Task details: Quote the whole listing exactly. Leave the pictures out of your copy.

----- Information shown

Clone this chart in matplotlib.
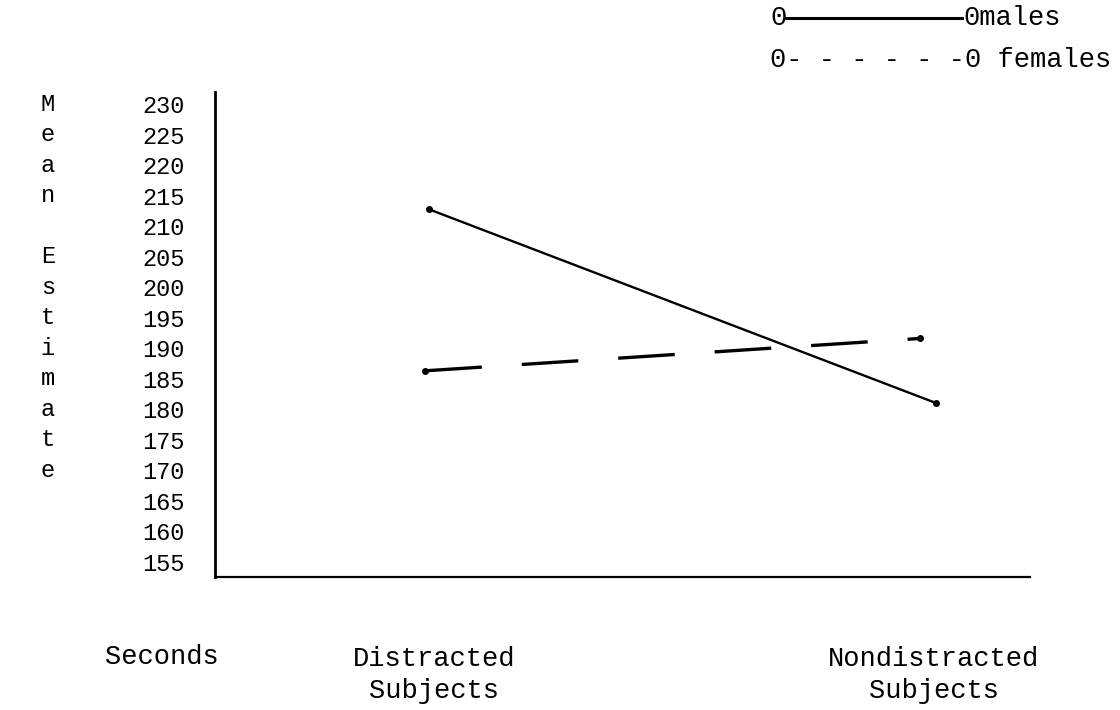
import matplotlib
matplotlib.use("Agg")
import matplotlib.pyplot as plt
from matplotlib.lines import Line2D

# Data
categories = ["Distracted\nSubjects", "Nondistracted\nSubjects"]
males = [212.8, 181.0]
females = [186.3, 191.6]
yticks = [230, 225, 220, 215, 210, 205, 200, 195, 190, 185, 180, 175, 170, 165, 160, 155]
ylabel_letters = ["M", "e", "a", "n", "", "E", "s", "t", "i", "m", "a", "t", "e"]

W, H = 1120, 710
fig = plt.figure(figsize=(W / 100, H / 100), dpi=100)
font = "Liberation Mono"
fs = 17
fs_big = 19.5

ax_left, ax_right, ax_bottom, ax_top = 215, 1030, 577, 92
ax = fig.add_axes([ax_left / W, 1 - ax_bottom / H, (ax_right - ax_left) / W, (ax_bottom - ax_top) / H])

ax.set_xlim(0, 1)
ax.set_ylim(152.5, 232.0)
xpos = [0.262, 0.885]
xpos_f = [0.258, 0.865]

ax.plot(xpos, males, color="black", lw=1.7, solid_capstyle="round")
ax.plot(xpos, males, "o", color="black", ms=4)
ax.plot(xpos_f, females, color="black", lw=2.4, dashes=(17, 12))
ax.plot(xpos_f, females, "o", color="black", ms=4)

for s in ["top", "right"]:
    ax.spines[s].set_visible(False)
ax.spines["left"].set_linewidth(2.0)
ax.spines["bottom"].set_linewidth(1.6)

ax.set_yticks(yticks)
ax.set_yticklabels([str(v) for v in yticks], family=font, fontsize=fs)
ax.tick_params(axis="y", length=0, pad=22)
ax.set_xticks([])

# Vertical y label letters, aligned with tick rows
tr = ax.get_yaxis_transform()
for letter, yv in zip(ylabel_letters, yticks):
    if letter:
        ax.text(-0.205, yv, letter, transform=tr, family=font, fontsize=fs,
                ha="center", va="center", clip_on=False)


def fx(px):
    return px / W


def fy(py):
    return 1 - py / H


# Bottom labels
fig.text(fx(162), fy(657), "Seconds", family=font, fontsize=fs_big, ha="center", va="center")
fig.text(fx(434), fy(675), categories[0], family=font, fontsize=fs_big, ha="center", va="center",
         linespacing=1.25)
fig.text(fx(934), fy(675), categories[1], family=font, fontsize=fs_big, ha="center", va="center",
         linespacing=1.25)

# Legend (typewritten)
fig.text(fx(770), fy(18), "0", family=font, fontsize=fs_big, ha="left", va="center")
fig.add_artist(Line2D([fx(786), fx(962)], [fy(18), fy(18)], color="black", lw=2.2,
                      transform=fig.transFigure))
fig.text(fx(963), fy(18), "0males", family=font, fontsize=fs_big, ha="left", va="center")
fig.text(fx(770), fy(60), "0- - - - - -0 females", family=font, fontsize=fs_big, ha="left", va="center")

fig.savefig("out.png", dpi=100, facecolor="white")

----------

Output:
Clone this chart in matplotlib.
import matplotlib
matplotlib.use("Agg")
import matplotlib.pyplot as plt
from matplotlib.lines import Line2D

# Data
categories = ["Distracted\nSubjects", "Nondistracted\nSubjects"]
males = [212.8, 181.0]
females = [186.3, 191.6]
yticks = [230, 225, 220, 215, 210, 205, 200, 195, 190, 185, 180, 175, 170, 165, 160, 155]
ylabel_letters = ["M", "e", "a", "n", "", "E", "s", "t", "i", "m", "a", "t", "e"]

W, H = 1120, 710
fig = plt.figure(figsize=(W / 100, H / 100), dpi=100)
font = "Liberation Mono"
fs = 17
fs_big = 19.5

ax_left, ax_right, ax_bottom, ax_top = 215, 1030, 577, 92
ax = fig.add_axes([ax_left / W, 1 - ax_bottom / H, (ax_right - ax_left) / W, (ax_bottom - ax_top) / H])

ax.set_xlim(0, 1)
ax.set_ylim(152.5, 232.0)
xpos = [0.262, 0.885]
xpos_f = [0.258, 0.865]

ax.plot(xpos, males, color="black", lw=1.7, solid_capstyle="round")
ax.plot(xpos, males, "o", color="black", ms=4)
ax.plot(xpos_f, females, color="black", lw=2.4, dashes=(17, 12))
ax.plot(xpos_f, females, "o", color="black", ms=4)

for s in ["top", "right"]:
    ax.spines[s].set_visible(False)
ax.spines["left"].set_linewidth(2.0)
ax.spines["bottom"].set_linewidth(1.6)

ax.set_yticks(yticks)
ax.set_yticklabels([str(v) for v in yticks], family=font, fontsize=fs)
ax.tick_params(axis="y", length=0, pad=22)
ax.set_xticks([])

# Vertical y label letters, aligned with tick rows
tr = ax.get_yaxis_transform()
for letter, yv in zip(ylabel_letters, yticks):
    if letter:
        ax.text(-0.205, yv, letter, transform=tr, family=font, fontsize=fs,
                ha="center", va="center", clip_on=False)


def fx(px):
    return px / W


def fy(py):
    return 1 - py / H


# Bottom labels
fig.text(fx(162), fy(657), "Seconds", family=font, fontsize=fs_big, ha="center", va="center")
fig.text(fx(434), fy(675), categories[0], family=font, fontsize=fs_big, ha="center", va="center",
         linespacing=1.25)
fig.text(fx(934), fy(675), categories[1], family=font, fontsize=fs_big, ha="center", va="center",
         linespacing=1.25)

# Legend (typewritten)
fig.text(fx(770), fy(18), "0", family=font, fontsize=fs_big, ha="left", va="center")
fig.add_artist(Line2D([fx(786), fx(962)], [fy(18), fy(18)], color="black", lw=2.2,
                      transform=fig.transFigure))
fig.text(fx(963), fy(18), "0males", family=font, fontsize=fs_big, ha="left", va="center")
fig.text(fx(770), fy(60), "0- - - - - -0 females", family=font, fontsize=fs_big, ha="left", va="center")

fig.savefig("out.png", dpi=100, facecolor="white")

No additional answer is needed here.